Sarah: “Actually, my husband wouldn’t like that, and neither would I. But you should know that I am looking forward to learning the specifics of your property so I can find the most- clever ways to market it. Did you know that in 2020…..(say something smart about the market to display your cutting-edge knowledge).
Client: “Are you sure I can’t talk you into a coffee? You are one of the most beautiful women I’ve ever seen.”
Sarah: “Thank you, but no, I am not interested in that. However, I am ready to get your property sold, so let’s get down to business. Why don’t we schedule a time to meet at my firm’s office? Then I can also introduce you to my broker…..”
Then, if the person continues to harass, Sarah has to make a choice to either bring a colleague with her to meetings to keep things safe and professional or hand the client over to another colleague. Sarah should feel comfortable doing business professionally or not at all. There are plenty of fish (clients) in the sea.
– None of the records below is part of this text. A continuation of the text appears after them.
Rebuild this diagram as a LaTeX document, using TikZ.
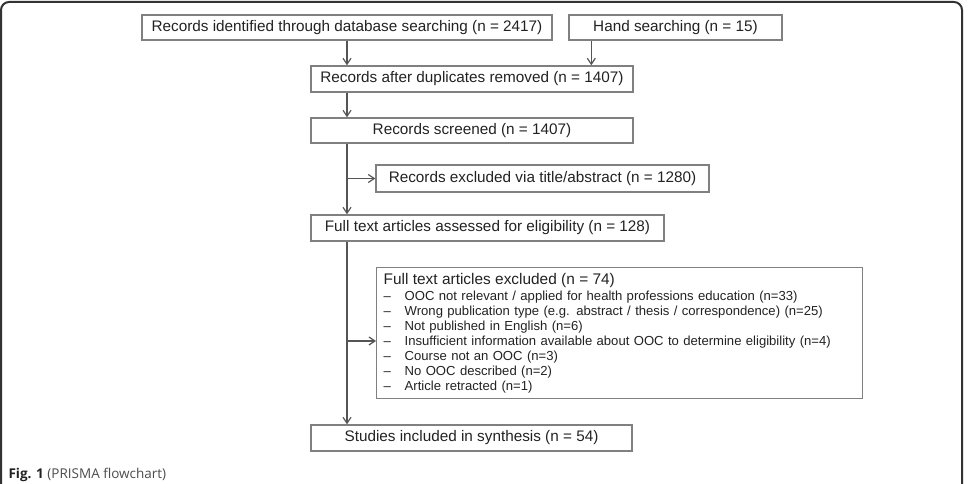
\documentclass[tikz,border=0pt]{standalone}
\usepackage{fontspec}
\setmainfont{Liberation Sans}
\newfontfamily\capfont{Open Sans}
\usetikzlibrary{arrows.meta}
\definecolor{boxgray}{HTML}{808080}
\definecolor{linegray}{HTML}{555555}
\definecolor{framegray}{HTML}{333333}
\definecolor{textgray}{HTML}{222222}
\tikzset{
  stage/.style={draw=boxgray, line width=1.4pt, minimum height=25pt, inner sep=0pt,
    text=textgray, font=\fontsize{15.3}{18}\selectfont},
  flow/.style={draw=linegray, line width=1.2pt, -{Straight Barb[length=6pt,width=8pt]}},
}
\newcommand{\exitem}[1]{\makebox[21pt][l]{--}#1}
\begin{document}
\begin{tikzpicture}[x=1pt,y=-1pt]
  \clip (0,0) rectangle (969,484);
  %% frame
  \draw[framegray, line width=2pt, rounded corners=8pt] (1,2) rectangle (962,510);
  %% identification
  \node[stage, minimum width=410pt] (db) at (347,27.5) {Records identified through database searching (n = 2417)};
  \node[stage, minimum width=213pt] (hand) at (675.5,27.5) {Hand searching (n = 15)};
  \node[stage, minimum width=322pt, minimum height=26pt] (dup) at (472,79) {Records after duplicates removed (n = 1407)};
  %% screening
  \node[stage, minimum width=322pt] (screen) at (472,130.5) {Records screened (n = 1407)};
  \node[stage, minimum width=333pt, minimum height=27pt] (exabs) at (542.5,178.5) {Records excluded via title/abstract (n = 1280)};
  %% eligibility
  \node[stage, minimum width=353pt, minimum height=26pt] (full) at (487.5,228) {Full text articles assessed for eligibility (n = 128)};
  \node[stage, anchor=north west, minimum height=131pt, text width=472pt, inner xsep=7pt,
    align=left, font=\fontsize{13.1}{15}\selectfont] (exfull) at (376,267)
    {{\fontsize{15.4}{18}\selectfont Full text articles excluded (n = 74)}\\[1pt]
     \exitem{OOC not relevant / applied for health professions education (n=33)}\\
     \exitem{Wrong publication type (e.g. abstract / thesis / correspondence) (n=25)}\\
     \exitem{Not published in English (n=6)}\\
     \exitem{Insufficient information available about OOC to determine eligibility (n=4)}\\
     \exitem{Course not an OOC (n=3)}\\
     \exitem{No OOC described (n=2)}\\
     \exitem{Article retracted (n=1)}};
  %% included
  \node[stage, minimum width=321pt, minimum height=26pt] (incl) at (471.5,438) {Studies included in synthesis (n = 54)};
  %% arrows
  \draw[flow] (db.south) -- (db.south |- dup.north);
  \draw[flow] ([xshift=23pt]hand.south west) -- ([xshift=23pt]hand.south west |- dup.north);
  \draw[flow] (db.south |- dup.south) -- (db.south |- screen.north);
  \draw[flow] (db.south |- screen.south) -- (db.south |- full.north);
  \draw[flow] (db.south |- exabs.west) -- (exabs.west);
  \draw[flow] (db.south |- full.south) -- (db.south |- incl.north);
  \draw[flow] (db.south |- 0,341) -- (exfull.west |- 0,341);
  %% caption
  \node[anchor=base west, font=\capfont\fontsize{13.5}{16}\selectfont, text=textgray] (cap) at (5,478)
    {\textbf{Fig. 1} {\color{black!70}(PRISMA flowchart)}};
\end{tikzpicture}
\end{document}
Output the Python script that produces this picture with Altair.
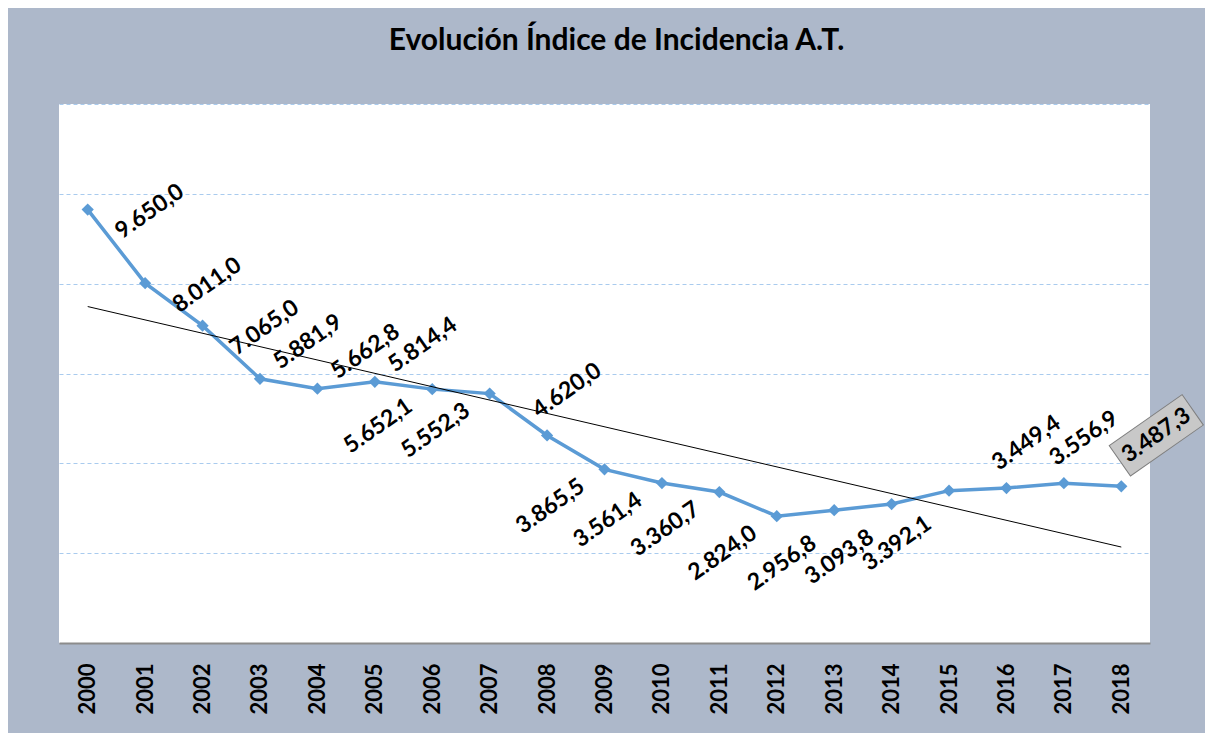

As for Paulina, the most effective way to address the gender roadblock is to acknowledge it. She should refrain from doing this in front of a group, but during a one-on-one conversation with one of her interlocutors—otherwise, it would not be well-received in that specific culture. She could say something like, “I recognize that you are used to dealing with men in contract negotiations and that you probably feel more comfortable doing so, but I assure you (insert something here that shows why you are so amazing at that job/activity).”
She could then say, “I am known to get the best deals for my clients, and companies in country A, country B and country C have raved about how happy they have been with our product/service, and how I was able to get them xxxxx (fill in the blank).”
In other words, you don’t want to focus on gender, but focus on what you are bringing to the table that benefits your client. Basically, you have to diplomatically explain why dealing with you is in their best interest. They clearly don’t know, so you have to tell them. It may feel awkward being so direct and tooting your own horn, but the Middle East welcomes directness when there is a potential problem or disagreement among parties. It is a relational culture, so the more they deal with you, the more comfortable they will become.
Also, the Middle East didn’t just open up to the rest of the world. If they are deeply uncomfortable with you, a woman, you could also suggest they replace their negotiator with someone who does. Because even in the Middle East, that is no longer an acceptable attitude or approach to international business. Some of the most forward-leaning businessmen I’ve met and worked with have been in the Arab World.
Once you’ve turned the tables on your problematic interlocutors, the liability of being different could become your greatest strength.
Because you are unique, then working with you becomes something of a treat. Your professionalism and intellect are unmatched and when they figure that out, then they will be glad they got the chance to work with you and benefit from your commitment to excellence.